If the blurb at the back of the novel is any indication, much has changed in the journey from print to screen, which might explain why the film feels a lot more throwaway than other recent Le Carre efforts like the rather ponderous A Most Wanted Man and the quietly terrific Tinker, Tailor, Soldier, Spy, but there's still plenty to enjoy here for fans of the genre.

Mind you, being a committed spy-thriller fan may well give you the advantage over your average cinema goer in terms of being able to appreciate the well-worn genre tropes on display here but they're all done with such (admittedly efficient) straightforwardness that it's hard not to feel like it doesn't do anything in particular that other films haven't done better. Even the idea of focusing on an ordinary civilian, rather than a highly trained spy, isn't that new – and neither is the idea of the spy game being generally much more distasteful than it is glamorous.    

The real success of the film, then, certainly isn't originality and it just as certainly isn't emotional rigor or anything particularly substantial to say. Our Kind of Traitor is worth seeing purely because it is so solidly put together. Not flashily or particularly memorably put together, mind you, but there is undoubtedly a certain amount of pleasure to be gained from such solid craftsmanship.

Neither the script (by Hossein Amini) nor the direction (by Susanna White) exactly jump out at you as anything truly special but they both do their job with understated aplomb.
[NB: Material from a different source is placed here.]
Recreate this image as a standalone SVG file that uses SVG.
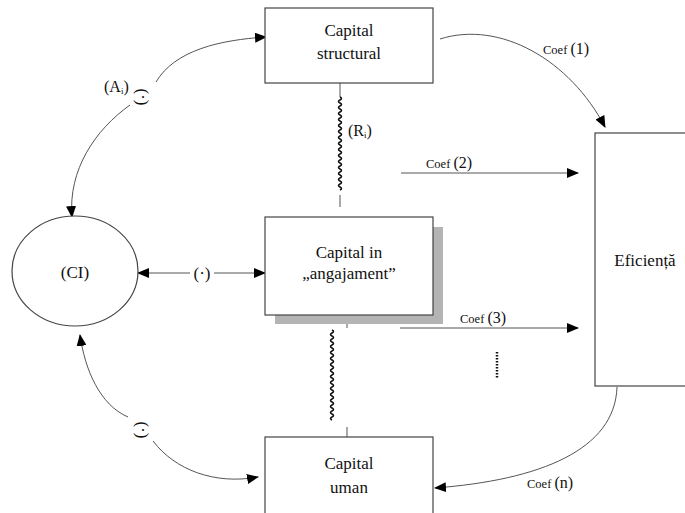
<svg xmlns="http://www.w3.org/2000/svg" width="685" height="513" viewBox="0 0 685 513">
<style>
.box{fill:#fff;stroke:#444;stroke-width:1.2}
.t{font-family:"Liberation Serif","Times New Roman",serif;font-size:17px;fill:#111;text-anchor:middle}
.s{font-family:"Liberation Serif","Times New Roman",serif;font-size:12.5px;fill:#111}
.big{font-size:16px}
.ln{fill:none;stroke:#555;stroke-width:1}
.wv{fill:none;stroke:#111;stroke-width:1.5}
</style>
<defs>
<marker id="ah" viewBox="0 0 12 10" refX="11" refY="5" markerWidth="12" markerHeight="10" markerUnits="userSpaceOnUse" orient="auto-start-reverse">
<path d="M0,0 L12,5 L0,10 Z" fill="#000"/>
</marker>
</defs>
<rect width="685" height="513" fill="#fff"/>

<g id="connectors">
<path class="ln" d="M156,82 C175,50 220,40 266,37" marker-end="url(#ah)"/>
<path class="ln" d="M130,105 C95,130 68,170 72,217" marker-end="url(#ah)"/>
<path class="ln" d="M128,417 C100,405 85,370 80,335" marker-end="url(#ah)"/>
<path class="ln" d="M153,441 C175,470 215,485 258,477" marker-end="url(#ah)"/>
<path class="ln" d="M138,273 L190,273" marker-start="url(#ah)"/>
<path class="ln" d="M214,273 L265,273" marker-end="url(#ah)"/>
<path class="ln" d="M440,39 C500,20 570,60 605,127" marker-end="url(#ah)"/>
<path class="ln" d="M401,173 L578,173" marker-end="url(#ah)"/>
<path class="ln" d="M400,328 L578,328" marker-end="url(#ah)"/>
<path class="ln" d="M617,387 C615,450 540,480 435,488" marker-end="url(#ah)"/>
<line x1="497" y1="352" x2="497" y2="378" stroke="#111" stroke-width="2.5" stroke-dasharray="1.5,1.5"/>
<line class="ln" x1="340" y1="83" x2="340" y2="97"/>
<path class="wv" d="M340,97 q3,1.5 0,3 t0,3 t0,3 t0,3 t0,3 t0,3 t0,3 t0,3 t0,3 t0,3 t0,3 t0,3 t0,3 t0,3 t0,3 t0,3 t0,3 t0,3 t0,3 t0,3 t0,3 t0,3 t0,3 t0,3 t0,3 t0,3 t0,3 t0,3 t0,3 t0,3 t0,3"/>
<line class="ln" x1="340" y1="195" x2="340" y2="207" stroke="#111"/>
<line class="ln" x1="347" y1="315" x2="347" y2="328"/>
<path class="wv" d="M332,330 q3,1.5 0,3 t0,3 t0,3 t0,3 t0,3 t0,3 t0,3 t0,3 t0,3 t0,3 t0,3 t0,3 t0,3 t0,3 t0,3 t0,3 t0,3 t0,3 t0,3 t0,3 t0,3 t0,3 t0,3 t0,3 t0,3 t0,3 t0,3 t0,3 t0,3 t0,3"/>
<line class="ln" x1="347" y1="427" x2="347" y2="437"/>
</g>

<g id="labels">
<text class="s" x="104" y="92"><tspan class="big">(A</tspan><tspan font-size="9" dy="2">i</tspan><tspan class="big" dy="-2">)</tspan></text>
<text class="t" x="0" y="0" transform="translate(142,97) rotate(90)" dy="5">(·)</text>
<text class="t" x="0" y="0" transform="translate(142,430) rotate(90)" dy="5">(·)</text>
<text class="t" x="202" y="279">(·)</text>
<text class="s" x="348" y="136"><tspan class="big">(R</tspan><tspan font-size="9" dy="2">i</tspan><tspan class="big" dy="-2">)</tspan></text>
<text class="s" x="543" y="54">Coef <tspan class="big">(1)</tspan></text>
<text class="s" x="426" y="168">Coef <tspan class="big">(2)</tspan></text>
<text class="s" x="460" y="323">Coef <tspan class="big">(3)</tspan></text>
<text class="s" x="527" y="488">Coef <tspan class="big">(n)</tspan></text>
</g>

<g id="node-ci">
<ellipse cx="75" cy="271" rx="63" ry="55" fill="#fff" stroke="#444" stroke-width="1.2"/>
<text class="t" x="75" y="278">(CI)</text>
</g>

<g id="node-structural">
<rect class="box" x="265" y="8" width="168" height="75"/>
<text class="t" x="349" y="36">Capital</text>
<text class="t" x="349" y="59">structural</text>
</g>

<g id="node-angajament">
<rect x="275" y="227" width="168" height="97" fill="#b4b4b4"/>
<rect class="box" x="265" y="217" width="168" height="98"/>
<text class="t" x="349" y="258">Capital  in</text>
<text class="t" x="349" y="279">„angajament”</text>
</g>

<g id="node-uman">
<rect class="box" x="265" y="437" width="168" height="90"/>
<text class="t" x="349" y="469">Capital</text>
<text class="t" x="349" y="493">uman</text>
</g>

<g id="node-eficienta">
<rect class="box" x="595" y="133" width="100" height="253"/>
<text class="t" x="645" y="266">Eficiență</text>
</g>
</svg>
The film is tense when it needs to be, and thoughtful and wryly witty the rest of the time, with the plot being carefully and clearly laid out in a way that the overly busy Jason Bourne could only wish was. And yet, just a little bit of that old Bourne style would certainly not have gone amiss.
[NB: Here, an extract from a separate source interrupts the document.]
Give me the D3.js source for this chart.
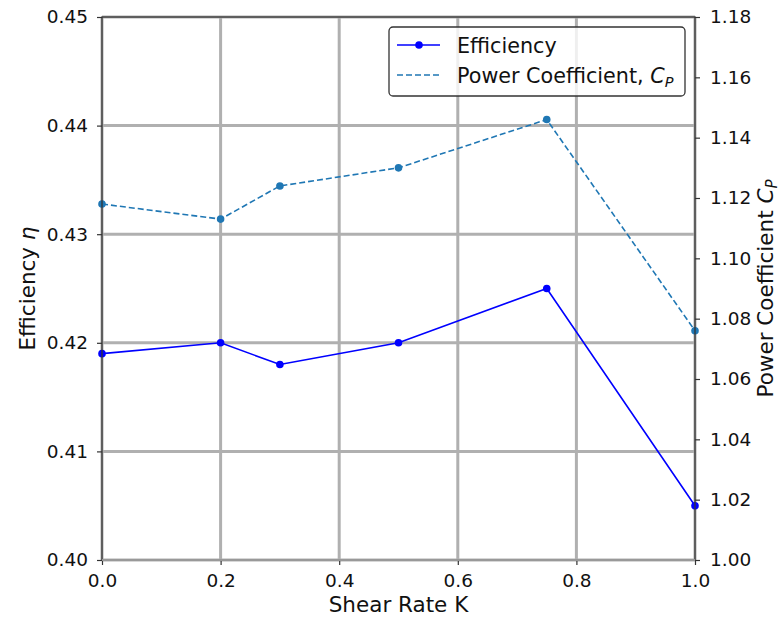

In the acting department, though, things are actually somewhat more spirited – at least for some of the cast. Ewan McGregor is as likable as ever but he virtually sleep walks through his role here – but, then, he's hardly given tons to work with. Naomie Harris, Stellan Skarsgard and Damien Lewis, on the other hand, do give the film far more life than it would have otherwise. The latter two ham it up to different but equally enjoyable effect, while Naomie Harris proves to be the calm beating heart at the centre of the film - though all three inject that bit of warmth and sparkiness that an otherwise fairly dry film desperately needed. 

I could give you an easy dozen better spy novels, TV shows, novels and comics than Our Kind of Traitor (and I'm not even that huge a fan of the genre) but for a passable night at the cinema, it's really not half bad.